Derrière ce ban nécessaire, la CAMRA, (Campaign for Real Ale, "Campagne pour une véritable bière" en français), qui désire sortir de ces carcans discriminatoires, et attirer davantage les femmes. D'après une étude menée par l'institut de sondage Yougov, 68 % d'entre elles seraient ainsi récalcitrantes à l'idée de commander un breuvage du nom de Leg-Spreader ("Ecarteur de jambes"), Dizzy Blonde ("Blonde écervelée") ou dont l'image utilisée représenterait une sexualisation du corps de la femme. Un manque à gagner énorme.
"Les organisations de consommateurs comme Camra ont un rôle important à jouer pour que les femmes se sentent mieux accueillies dans le monde de la bière", affirme Abigail Newton, vice-présidente de l'antenne nationale de Camra, au Guardian. "C'est la première fois que nous faisons une déclaration aussi audacieuse avec une interdiction. Il est difficile de comprendre pourquoi certains brasseurs choisissent activement de s'aliéner la grande majorité de leurs clients potentiels avec du matériel susceptible de ne plaire qu'à un pourcentage infime et décroissant", poursuit-elle.
"Nous devons faire davantage pour encourager les buveuses de bière, qui ne représentent actuellement que 17% de la population, bien qu'elles représentent plus de 50% du marché potentiel. La bière n'est pas une boisson pour hommes ou pour femmes, c'est une boisson pour tous.
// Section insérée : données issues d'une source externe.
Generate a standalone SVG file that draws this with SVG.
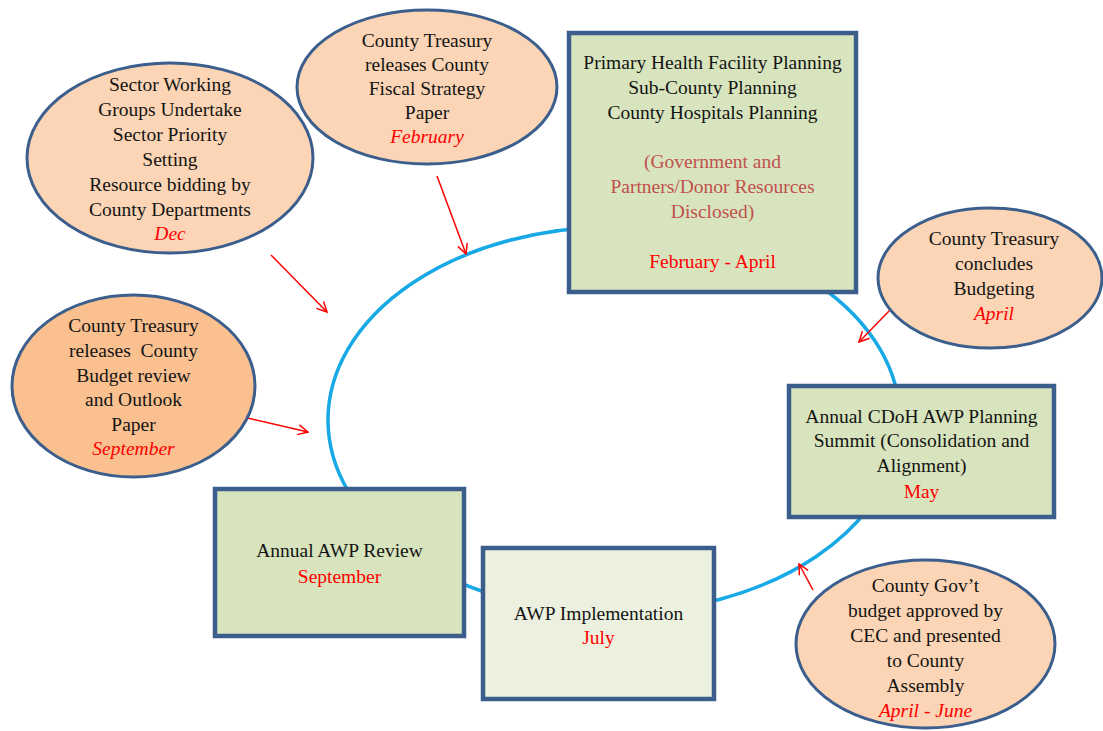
<svg xmlns="http://www.w3.org/2000/svg" width="1103" height="731" viewBox="0 0 1103 731">
  <defs>
    <marker id="openArrow" viewBox="0 0 12 12" refX="11" refY="6" markerWidth="12" markerHeight="12" markerUnits="userSpaceOnUse" orient="auto">
      <path d="M1,1 L11,6 L1,11" fill="none" stroke="#FF0000" stroke-width="1.5"/>
    </marker>
    <style>
      text { font-family: "Liberation Serif", "Times New Roman", serif; font-size: 19.5px; fill: #141414; text-anchor: middle; }
      .month { fill: #FF0000; }
      .it { font-style: italic; }
      .note { fill: #C0504D; }
      .oval { fill: #FBD5B5; stroke: #3B5E8C; stroke-width: 3; }
      .oval-dark { fill: #FAC090; stroke: #3B5E8C; stroke-width: 3; }
      .box { fill: #D7E4BD; stroke: #3B5E8C; stroke-width: 4.5; }
      .box-light { fill: #EBF1DE; stroke: #3B5E8C; stroke-width: 4.5; }
      .cycle { fill: none; stroke: #17A9E6; stroke-width: 3.5; }
      .arrow { stroke: #FF0000; stroke-width: 1.5; fill: none; marker-end: url(#openArrow); }
    </style>
  </defs>

  <rect width="1103" height="731" fill="#FFFFFF"/>

  <!-- planning cycle ring -->
  <ellipse class="cycle" cx="614" cy="420" rx="286" ry="193"/>

  <!-- connectors -->
  <g id="connectors">
    <line class="arrow" x1="271" y1="255" x2="327" y2="312"/>
    <line class="arrow" x1="437" y1="176" x2="466" y2="254"/>
    <line class="arrow" x1="243" y1="417" x2="308" y2="432"/>
    <line class="arrow" x1="890" y1="310" x2="859" y2="342"/>
    <line class="arrow" x1="813" y1="590" x2="799" y2="564"/>
  </g>

  <g id="node-sector-working">
    <ellipse class="oval" cx="170" cy="158" rx="143" ry="95"/>
    <text x="170" y="91">Sector Working</text>
    <text x="170" y="116">Groups Undertake</text>
    <text x="170" y="141">Sector Priority</text>
    <text x="170" y="166">Setting</text>
    <text x="170" y="191">Resource bidding by</text>
    <text x="170" y="216">County Departments</text>
    <text class="month it" x="170" y="240">Dec</text>
  </g>

  <g id="node-fiscal-strategy">
    <ellipse class="oval" cx="427" cy="87" rx="130" ry="77"/>
    <text x="427" y="47">County Treasury</text>
    <text x="427" y="71">releases County</text>
    <text x="427" y="95">Fiscal Strategy</text>
    <text x="427" y="119">Paper</text>
    <text class="month it" x="427" y="143">February</text>
  </g>

  <g id="node-facility-planning">
    <rect class="box" x="569" y="33" width="287" height="259"/>
    <text x="712.5" y="69">Primary Health Facility Planning</text>
    <text x="712.5" y="94">Sub-County Planning</text>
    <text x="712.5" y="119">County Hospitals Planning</text>
    <text class="note" x="712.5" y="168">(Government and</text>
    <text class="note" x="712.5" y="193">Partners/Donor Resources</text>
    <text class="note" x="712.5" y="218">Disclosed)</text>
    <text class="month" x="712.5" y="268">February - April</text>
  </g>

  <g id="node-concludes-budgeting">
    <ellipse class="oval" cx="990" cy="278" rx="112" ry="70"/>
    <text x="994" y="245">County Treasury</text>
    <text x="994" y="270">concludes</text>
    <text x="994" y="295">Budgeting</text>
    <text class="month it" x="994" y="320">April</text>
  </g>

  <g id="node-budget-review-paper">
    <ellipse class="oval-dark" cx="133.5" cy="386" rx="121.5" ry="91"/>
    <text x="133.5" y="332">County Treasury</text>
    <text x="133.5" y="357" xml:space="preserve">releases  County</text>
    <text x="133.5" y="382">Budget review</text>
    <text x="133.5" y="406">and Outlook</text>
    <text x="133.5" y="431">Paper</text>
    <text class="month it" x="133.5" y="455">September</text>
  </g>

  <g id="node-planning-summit">
    <rect class="box" x="789" y="386" width="265" height="131"/>
    <text x="921.5" y="423">Annual CDoH AWP Planning</text>
    <text x="921.5" y="447">Summit (Consolidation and</text>
    <text x="921.5" y="472">Alignment)</text>
    <text class="month" x="921.5" y="498">May</text>
  </g>

  <g id="node-awp-review">
    <rect class="box" x="215" y="489" width="249" height="147"/>
    <text x="339.5" y="557">Annual AWP Review</text>
    <text class="month" x="339.5" y="583">September</text>
  </g>

  <g id="node-awp-implementation">
    <rect class="box-light" x="483" y="548" width="231" height="151"/>
    <text x="598.5" y="620">AWP Implementation</text>
    <text class="month" x="598.5" y="644">July</text>
  </g>

  <g id="node-budget-approval">
    <ellipse class="oval" cx="925.5" cy="644" rx="129.5" ry="84"/>
    <text x="925.5" y="592">County Gov’t</text>
    <text x="925.5" y="617">budget approved by</text>
    <text x="925.5" y="642">CEC and presented</text>
    <text x="925.5" y="667">to County</text>
    <text x="925.5" y="692">Assembly</text>
    <text class="month it" x="925.5" y="717">April - June</text>
  </g>
</svg>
Il y a énormément de travail à faire pour surmonter les stéréotypes dépassés." Une prise de conscience encouragée par une envie de faire plus de chiffre, certes, mais qui lance tout de même un pavé essentiel dans la mare des consommateurs et producteurs graveleux.
Pour Sophie Aterton, sommelière spécialisée dans la bière, il s'agit d'un pas important, qu'elle salue, même si elle anticipe le potentiel backlash : "C'est formidable que la Camra se soit prononcée publiquement en faveur des femmes et contre le sexisme de cette façon, mais c'est triste qu'il faille encore le faire", déclare-t-elle au journal britannique. "Je suis sûre qu'il y aura le retour de bâton habituel - comme quoi les femmes n'ont aucun sens de l'humour et que c'est seulement 'fun' - mais c'est de la foutaise. C'est de la misogynie et cela devient encore plus dangereux dans un environnement où les hommes sont susceptibles de boire beaucoup. Les femmes ont autant le droit de boire une bière en paix que les hommes." A bon entendeur.